───── Records for processing
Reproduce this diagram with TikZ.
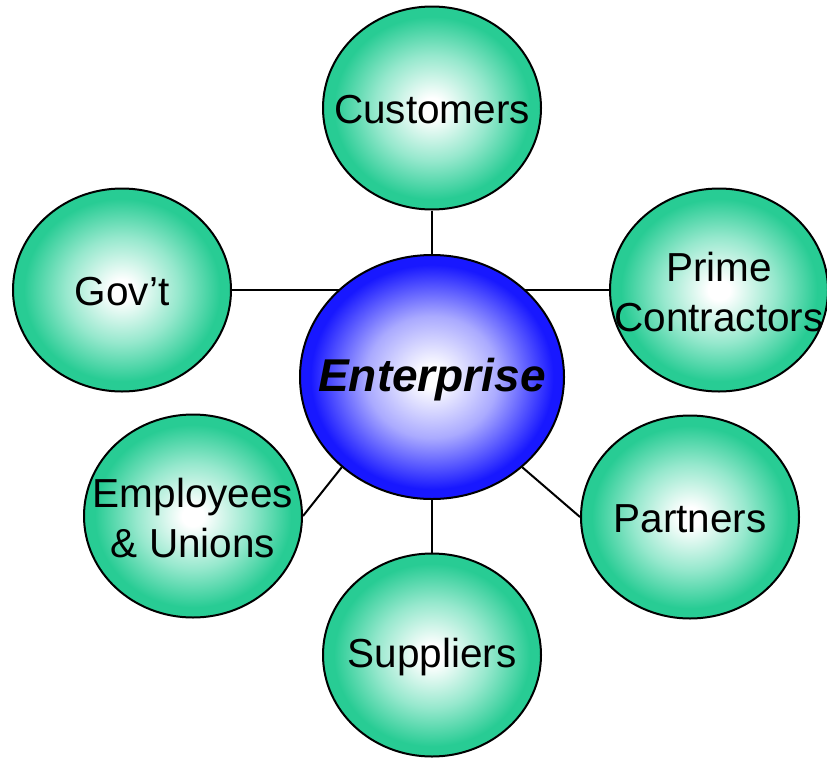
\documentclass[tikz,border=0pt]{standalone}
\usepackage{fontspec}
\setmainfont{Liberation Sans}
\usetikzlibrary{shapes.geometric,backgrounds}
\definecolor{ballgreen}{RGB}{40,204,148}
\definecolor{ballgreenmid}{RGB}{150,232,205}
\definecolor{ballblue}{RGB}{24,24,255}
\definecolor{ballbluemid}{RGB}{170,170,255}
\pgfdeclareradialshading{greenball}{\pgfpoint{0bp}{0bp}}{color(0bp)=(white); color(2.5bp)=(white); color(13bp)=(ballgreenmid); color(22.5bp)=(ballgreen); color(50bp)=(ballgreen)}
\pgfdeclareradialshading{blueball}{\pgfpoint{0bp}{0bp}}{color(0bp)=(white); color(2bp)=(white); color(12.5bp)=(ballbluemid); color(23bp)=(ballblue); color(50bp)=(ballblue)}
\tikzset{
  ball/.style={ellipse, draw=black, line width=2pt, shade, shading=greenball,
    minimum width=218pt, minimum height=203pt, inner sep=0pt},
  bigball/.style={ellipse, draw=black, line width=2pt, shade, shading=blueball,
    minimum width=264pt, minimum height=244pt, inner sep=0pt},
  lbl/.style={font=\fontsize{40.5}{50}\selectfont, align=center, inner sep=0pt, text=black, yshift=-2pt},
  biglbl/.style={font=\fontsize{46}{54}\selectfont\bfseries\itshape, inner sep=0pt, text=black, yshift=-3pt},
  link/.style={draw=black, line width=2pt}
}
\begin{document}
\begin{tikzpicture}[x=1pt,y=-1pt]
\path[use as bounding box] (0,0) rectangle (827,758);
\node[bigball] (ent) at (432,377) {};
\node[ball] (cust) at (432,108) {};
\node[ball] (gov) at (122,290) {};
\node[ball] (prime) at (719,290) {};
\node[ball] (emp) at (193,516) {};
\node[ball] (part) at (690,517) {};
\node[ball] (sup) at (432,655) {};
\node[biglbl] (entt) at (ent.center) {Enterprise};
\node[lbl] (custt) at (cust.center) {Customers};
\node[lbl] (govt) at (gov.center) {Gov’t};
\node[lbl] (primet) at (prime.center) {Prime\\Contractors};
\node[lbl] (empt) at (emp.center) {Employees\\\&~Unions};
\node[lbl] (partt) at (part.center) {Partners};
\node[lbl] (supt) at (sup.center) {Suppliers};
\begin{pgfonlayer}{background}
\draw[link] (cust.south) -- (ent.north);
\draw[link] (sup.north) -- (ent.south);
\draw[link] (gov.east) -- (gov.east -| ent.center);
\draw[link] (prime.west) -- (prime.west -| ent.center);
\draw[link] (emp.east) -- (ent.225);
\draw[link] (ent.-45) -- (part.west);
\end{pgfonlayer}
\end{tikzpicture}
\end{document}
──────────
───── Records for processing
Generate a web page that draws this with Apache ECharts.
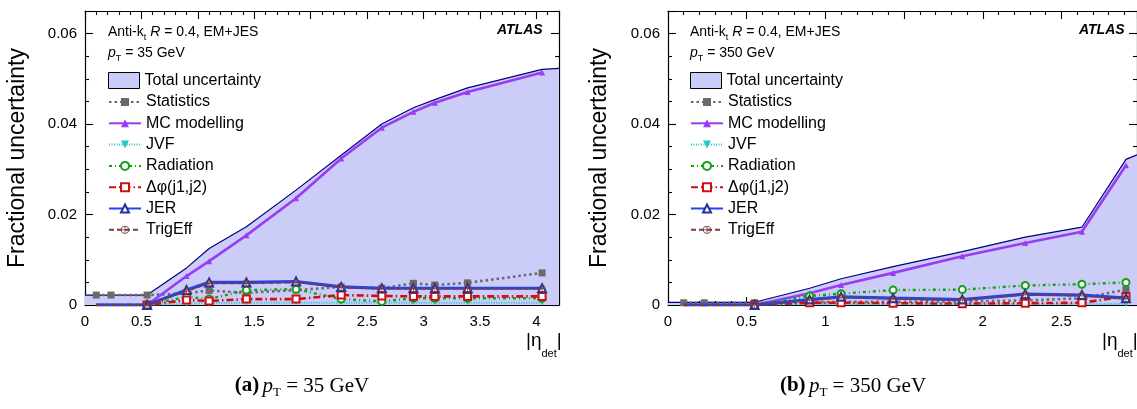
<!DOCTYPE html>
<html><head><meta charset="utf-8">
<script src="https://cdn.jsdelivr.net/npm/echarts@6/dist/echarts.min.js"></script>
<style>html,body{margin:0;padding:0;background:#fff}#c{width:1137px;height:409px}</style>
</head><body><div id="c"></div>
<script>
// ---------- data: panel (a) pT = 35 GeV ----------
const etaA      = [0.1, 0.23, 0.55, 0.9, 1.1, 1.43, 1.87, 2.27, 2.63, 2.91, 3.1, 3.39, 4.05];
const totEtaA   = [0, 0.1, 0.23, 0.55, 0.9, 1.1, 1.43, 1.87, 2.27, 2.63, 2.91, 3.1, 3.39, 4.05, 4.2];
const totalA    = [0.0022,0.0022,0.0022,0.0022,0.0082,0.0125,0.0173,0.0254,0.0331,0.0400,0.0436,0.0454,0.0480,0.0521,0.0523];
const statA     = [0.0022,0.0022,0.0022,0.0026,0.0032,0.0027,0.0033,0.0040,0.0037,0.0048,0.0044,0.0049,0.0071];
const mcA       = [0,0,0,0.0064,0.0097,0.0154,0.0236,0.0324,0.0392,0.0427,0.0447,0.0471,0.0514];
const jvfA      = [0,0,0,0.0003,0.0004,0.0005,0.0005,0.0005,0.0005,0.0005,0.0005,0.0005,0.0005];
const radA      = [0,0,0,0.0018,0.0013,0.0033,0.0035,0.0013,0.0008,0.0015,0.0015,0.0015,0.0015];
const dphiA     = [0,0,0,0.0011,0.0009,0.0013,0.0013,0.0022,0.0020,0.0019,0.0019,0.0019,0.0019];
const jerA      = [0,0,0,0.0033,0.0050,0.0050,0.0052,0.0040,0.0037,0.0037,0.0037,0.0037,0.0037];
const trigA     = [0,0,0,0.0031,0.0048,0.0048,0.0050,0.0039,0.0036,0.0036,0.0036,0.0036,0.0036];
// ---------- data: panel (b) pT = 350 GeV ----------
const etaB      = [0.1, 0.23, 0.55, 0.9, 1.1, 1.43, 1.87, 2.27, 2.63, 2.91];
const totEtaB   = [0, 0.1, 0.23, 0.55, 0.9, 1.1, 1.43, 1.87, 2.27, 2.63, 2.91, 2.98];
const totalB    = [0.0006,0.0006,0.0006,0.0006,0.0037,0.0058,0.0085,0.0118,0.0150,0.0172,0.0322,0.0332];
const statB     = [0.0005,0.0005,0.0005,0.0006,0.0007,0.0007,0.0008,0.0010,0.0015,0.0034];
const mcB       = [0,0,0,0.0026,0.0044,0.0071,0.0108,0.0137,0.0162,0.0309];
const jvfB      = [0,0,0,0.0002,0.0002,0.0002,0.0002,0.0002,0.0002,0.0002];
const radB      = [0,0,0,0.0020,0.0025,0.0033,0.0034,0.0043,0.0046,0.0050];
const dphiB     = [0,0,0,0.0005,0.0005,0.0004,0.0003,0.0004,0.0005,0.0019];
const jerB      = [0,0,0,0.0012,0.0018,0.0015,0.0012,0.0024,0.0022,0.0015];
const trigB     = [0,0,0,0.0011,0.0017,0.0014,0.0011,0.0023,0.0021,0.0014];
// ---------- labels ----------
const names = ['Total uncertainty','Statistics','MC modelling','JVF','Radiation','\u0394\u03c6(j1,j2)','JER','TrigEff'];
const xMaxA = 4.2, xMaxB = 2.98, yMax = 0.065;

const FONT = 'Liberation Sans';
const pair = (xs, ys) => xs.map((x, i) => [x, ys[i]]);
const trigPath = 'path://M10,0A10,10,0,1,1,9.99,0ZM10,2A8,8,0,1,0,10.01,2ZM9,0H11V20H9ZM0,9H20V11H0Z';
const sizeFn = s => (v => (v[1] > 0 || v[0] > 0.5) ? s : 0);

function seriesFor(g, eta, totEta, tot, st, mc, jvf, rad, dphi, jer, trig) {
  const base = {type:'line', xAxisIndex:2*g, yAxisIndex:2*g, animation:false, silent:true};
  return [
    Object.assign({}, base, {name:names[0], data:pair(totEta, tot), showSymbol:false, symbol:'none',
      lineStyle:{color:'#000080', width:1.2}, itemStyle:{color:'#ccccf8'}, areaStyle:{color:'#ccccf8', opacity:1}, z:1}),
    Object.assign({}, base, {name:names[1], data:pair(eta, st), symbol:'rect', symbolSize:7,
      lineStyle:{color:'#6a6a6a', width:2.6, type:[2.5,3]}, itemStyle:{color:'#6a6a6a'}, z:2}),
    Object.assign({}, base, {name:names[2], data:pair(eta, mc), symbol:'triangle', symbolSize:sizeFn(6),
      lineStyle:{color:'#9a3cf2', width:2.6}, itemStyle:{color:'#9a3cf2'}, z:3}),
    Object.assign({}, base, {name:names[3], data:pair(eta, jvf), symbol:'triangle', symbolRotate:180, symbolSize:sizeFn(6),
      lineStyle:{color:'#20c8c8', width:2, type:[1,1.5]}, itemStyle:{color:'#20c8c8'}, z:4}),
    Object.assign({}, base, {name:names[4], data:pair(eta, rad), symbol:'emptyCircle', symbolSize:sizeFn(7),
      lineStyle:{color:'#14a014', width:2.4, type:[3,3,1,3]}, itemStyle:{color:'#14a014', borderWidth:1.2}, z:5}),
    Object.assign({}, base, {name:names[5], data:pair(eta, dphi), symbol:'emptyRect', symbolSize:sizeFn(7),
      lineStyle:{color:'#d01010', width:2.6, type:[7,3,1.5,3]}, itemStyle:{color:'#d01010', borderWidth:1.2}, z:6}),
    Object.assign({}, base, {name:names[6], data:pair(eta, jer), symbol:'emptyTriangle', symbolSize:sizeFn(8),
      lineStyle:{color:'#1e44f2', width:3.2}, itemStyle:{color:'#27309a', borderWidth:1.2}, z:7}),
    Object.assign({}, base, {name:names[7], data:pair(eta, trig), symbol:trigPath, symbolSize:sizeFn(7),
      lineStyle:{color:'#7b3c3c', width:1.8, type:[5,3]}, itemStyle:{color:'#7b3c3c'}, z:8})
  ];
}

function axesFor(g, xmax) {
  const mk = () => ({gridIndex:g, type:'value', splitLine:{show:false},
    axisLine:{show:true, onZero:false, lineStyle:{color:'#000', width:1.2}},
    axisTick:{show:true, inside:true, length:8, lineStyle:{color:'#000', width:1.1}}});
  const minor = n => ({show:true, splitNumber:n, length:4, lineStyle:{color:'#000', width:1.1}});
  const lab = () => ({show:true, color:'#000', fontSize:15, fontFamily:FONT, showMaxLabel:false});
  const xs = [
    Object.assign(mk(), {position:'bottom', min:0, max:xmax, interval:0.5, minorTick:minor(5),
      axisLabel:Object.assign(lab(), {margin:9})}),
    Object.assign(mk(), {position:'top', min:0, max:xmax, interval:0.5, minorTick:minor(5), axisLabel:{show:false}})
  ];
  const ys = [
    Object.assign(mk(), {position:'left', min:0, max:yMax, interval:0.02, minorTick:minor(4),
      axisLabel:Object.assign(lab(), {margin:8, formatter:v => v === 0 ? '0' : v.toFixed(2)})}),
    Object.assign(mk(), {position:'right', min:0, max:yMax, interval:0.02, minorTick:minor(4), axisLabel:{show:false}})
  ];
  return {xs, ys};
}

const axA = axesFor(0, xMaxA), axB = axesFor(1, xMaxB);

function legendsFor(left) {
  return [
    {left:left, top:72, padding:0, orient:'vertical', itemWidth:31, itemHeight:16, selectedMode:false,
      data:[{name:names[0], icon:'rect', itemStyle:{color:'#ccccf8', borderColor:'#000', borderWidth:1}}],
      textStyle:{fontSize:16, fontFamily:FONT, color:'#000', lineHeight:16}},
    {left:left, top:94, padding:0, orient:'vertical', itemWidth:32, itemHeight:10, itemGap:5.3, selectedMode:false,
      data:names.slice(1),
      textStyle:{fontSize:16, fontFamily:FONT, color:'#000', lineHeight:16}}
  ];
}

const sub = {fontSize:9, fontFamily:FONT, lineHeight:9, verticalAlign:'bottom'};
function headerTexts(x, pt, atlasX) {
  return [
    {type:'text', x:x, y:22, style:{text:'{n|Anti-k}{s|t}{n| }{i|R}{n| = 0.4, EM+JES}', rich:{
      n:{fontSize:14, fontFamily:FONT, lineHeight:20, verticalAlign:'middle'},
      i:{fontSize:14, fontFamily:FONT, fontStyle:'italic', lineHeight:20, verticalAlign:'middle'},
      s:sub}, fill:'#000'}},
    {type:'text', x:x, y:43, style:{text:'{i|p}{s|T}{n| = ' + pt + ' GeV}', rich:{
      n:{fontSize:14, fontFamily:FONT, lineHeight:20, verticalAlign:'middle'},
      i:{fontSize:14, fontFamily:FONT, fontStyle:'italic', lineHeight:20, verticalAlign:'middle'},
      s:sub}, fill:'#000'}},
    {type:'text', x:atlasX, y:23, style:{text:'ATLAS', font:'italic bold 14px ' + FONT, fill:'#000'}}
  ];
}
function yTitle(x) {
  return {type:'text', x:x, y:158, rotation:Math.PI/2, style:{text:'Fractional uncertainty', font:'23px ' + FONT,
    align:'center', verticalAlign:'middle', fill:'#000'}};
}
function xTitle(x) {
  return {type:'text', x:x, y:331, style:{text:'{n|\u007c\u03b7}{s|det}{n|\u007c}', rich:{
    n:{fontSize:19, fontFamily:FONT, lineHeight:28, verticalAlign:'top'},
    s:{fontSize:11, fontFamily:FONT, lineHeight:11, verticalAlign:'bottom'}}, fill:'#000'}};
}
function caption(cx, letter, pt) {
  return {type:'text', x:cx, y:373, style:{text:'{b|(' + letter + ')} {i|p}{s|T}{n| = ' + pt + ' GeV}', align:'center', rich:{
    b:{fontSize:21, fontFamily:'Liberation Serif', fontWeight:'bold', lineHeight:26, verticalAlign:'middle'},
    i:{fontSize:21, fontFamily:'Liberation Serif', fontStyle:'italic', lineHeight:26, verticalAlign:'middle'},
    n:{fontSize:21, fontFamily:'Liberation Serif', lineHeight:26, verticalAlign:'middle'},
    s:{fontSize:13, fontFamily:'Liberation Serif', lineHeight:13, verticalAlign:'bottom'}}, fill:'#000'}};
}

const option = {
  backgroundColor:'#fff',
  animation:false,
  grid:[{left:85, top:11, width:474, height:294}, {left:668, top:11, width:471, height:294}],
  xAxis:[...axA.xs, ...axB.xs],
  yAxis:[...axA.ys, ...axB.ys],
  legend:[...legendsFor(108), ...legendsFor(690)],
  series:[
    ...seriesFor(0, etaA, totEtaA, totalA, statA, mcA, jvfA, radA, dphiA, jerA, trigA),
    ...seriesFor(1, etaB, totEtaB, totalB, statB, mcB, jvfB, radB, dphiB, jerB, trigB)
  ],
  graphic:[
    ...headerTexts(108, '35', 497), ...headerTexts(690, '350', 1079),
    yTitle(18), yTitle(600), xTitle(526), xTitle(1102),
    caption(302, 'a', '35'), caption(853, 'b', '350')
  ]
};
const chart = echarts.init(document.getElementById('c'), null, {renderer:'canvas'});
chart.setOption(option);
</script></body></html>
──────────
───── Records for processing
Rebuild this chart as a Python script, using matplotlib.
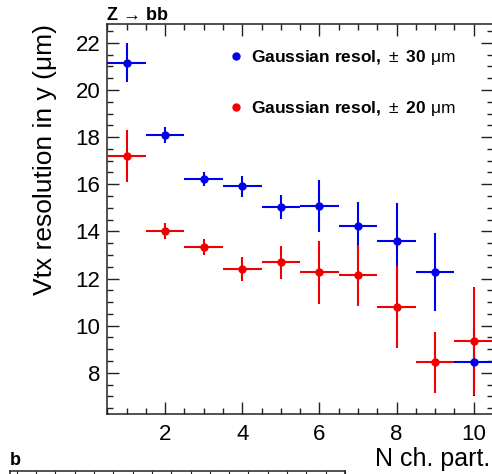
──────────
> **Work to do**:
Return every line holding the word "script" from the records.

> **Solution to this problem**:
<script src="https://cdn.jsdelivr.net/npm/echarts@6/dist/echarts.min.js"></script>
<script>
</script></body></html>
Rebuild this chart as a Python script, using matplotlib.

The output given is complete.